Game of Thrones foi uma série que quebrou paradigmas, virou uma febre que mesmo cinco anos depois, mantém as redes sociais fervendo. Diferentemente de Lost, que já estava na TV aberta, e de Família Soprano, que era de TV por assinatura se virar fenômeno, Game of Thrones nasceu “pequena” e virou gigante. Mesmo sendo um conteúdo de fantasia, denso e complexo.

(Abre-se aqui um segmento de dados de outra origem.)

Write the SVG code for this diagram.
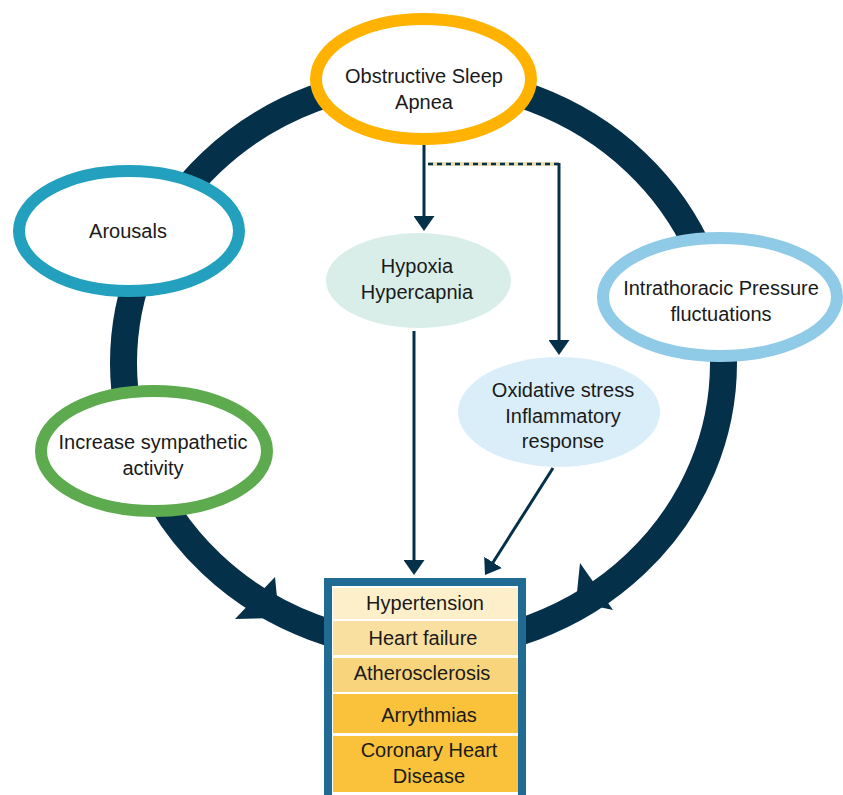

Saída dos livros de George R. R. Martin, que estavam ainda sendo escritos, a série sofreu as consequências de vários fatores externos. Primeiro e o pior deles foi o fato de que o escritor até hoje, em 2023, ainda não terminou seus livros. Sem material ‘oficial’ para conduzir a história, a narrativa saiu dos livros e seguiu o que pareceu ser a proposta inicial para a conclusão da história. O segundo foi que – com a popularidade – o conteúdo teve que ser simplificado e descer um pouco a ousadia para manter um público mais variado. Em terceiro, como consequência do segundo, passou a ter uma expectativa da HBO de manter mais temporadas no ar, afinal era um atrativo para mais assinaturas e vendas de merchindising, além de ser mais uma franquia a ser explorada. E em quarto, esteve exposta à mudança cultural que incluía o #metoo e a demanda por personagens femininas fortes. Todas as protagonistas sofriam nas mãos dos homens machistas e violentos pois se espelhava em um período medieval, e ao mudá-las, alguns heróis perderam sentido ou liderança. Desandou.

Para piorar, o ritmo que era lento, interessante para que todos assimilassem toda intricada trama, acelerou e ficou destoante. Os mais radicais creditam que a série foi bem até a quarta temporada, saindo dos trilhos quando acabou o material dos livros. Outros aceitam a quinta, mesmo com as mudanças, porque ainda tinha material literário para usar. A partir da sexta – em total liberdade criativa – as escolhas começaram a dividir fãs que ainda aguentaram uma sétima temporada com irritação, levando para a oitava e final sendo massacrada de forma unanime. A surpresa de que Daenerys “enlouquece” e massacra milhares de pessoas, que o herói Jon Snow a mata e que Bran é “eleito” rei, não encontrou uma alma que defendesse como aceitável. Até hoje é – e para sempre será – lembrado como um dos, senão o pior final de uma série na história da TV. Uma injustiça para um legado que seria, de outra forma, lendário pelas razões certas.

Kit Harington não está sozinho no seu argumento de que os fãs confundiram o apego à Game of Thrones com a reação irritada do que viram como conclusão. É o mantra de todo elenco, que realmente defende o que apresentaram e lamentam que ninguém (ou quase ninguém) tenha apreciado.

O medo de ser um ‘novo Game of Thrones’ é muito real na indústria desde então. Phoebe Waller-Bridge, de Fleabag, e Issa Rae, de Insecure, fizeram piadas sobre isso quando suas séries chegaram ao fim. E é agora o problema de Ted Lasso, de A Maravilhosa Sra. Maisel, Succession e Barry atualmente. Ninguém quer tirar a coroa de GOT.

Venho lamentando duramente as temporadas finais que estão no ar, salvo Succession. A Maravilhosa Sra. Maisel, da Amazon Prime Video, deveria ter acabado há duas temporadas. Não saiu do lugar e agora está indo pra frente e pra trás para amarrar os pontos, mas não engaja mais. Como sou teimosa, vou até o fim com ela. Ted Lasso está na terceira, sob pressão para continuar em uma quarta, mas está comprovando que era mesmo prevista para acabar logo. Na reta final mudou o tom leve e inteligente para um ditadismo irritante. Está realmente entrando na vibração errada de GOT. Não tenho ainda uma conclusão sobre Barry, que também parece esticada, mas que é tão diferente em seu storytelling que ainda assim nos entretem. Eu aposto na vibração Sopranos para ela, por razões obvias do universo violento em que transita. Dito isso, sem poder repetir o final abrupto, estou curiosa para ver o que Bill Hader pensou para fechar a história.

E então, temos Succession. Voando com interpretações densas, perfeitas e empolgantes. “Matou” o antagonista, Logan Roy, o mais próximo de Tony Soprano dos últimos anos, no terceiro episódio e nos deixando boquiaberto com isso. Era necessário porque estamos acompanhando as consequências do que ele plantou – a instabilidade de seus filhos que brigam para sucedê-lo – e com isso estamos angustiados e apaixonados por todos eles.

Succession é o melhor conteúdo da TV desde a Família Sopranos, o único que traz o mesmo impacto e reação. E prova que se souber contar sua história não há desafinos (mesmo que um aqui e outro acolá) que destrua um desenvolvimento de história inteligente. Faltam ainda três episódios. Será que o Trono de Ferro terá novo rei?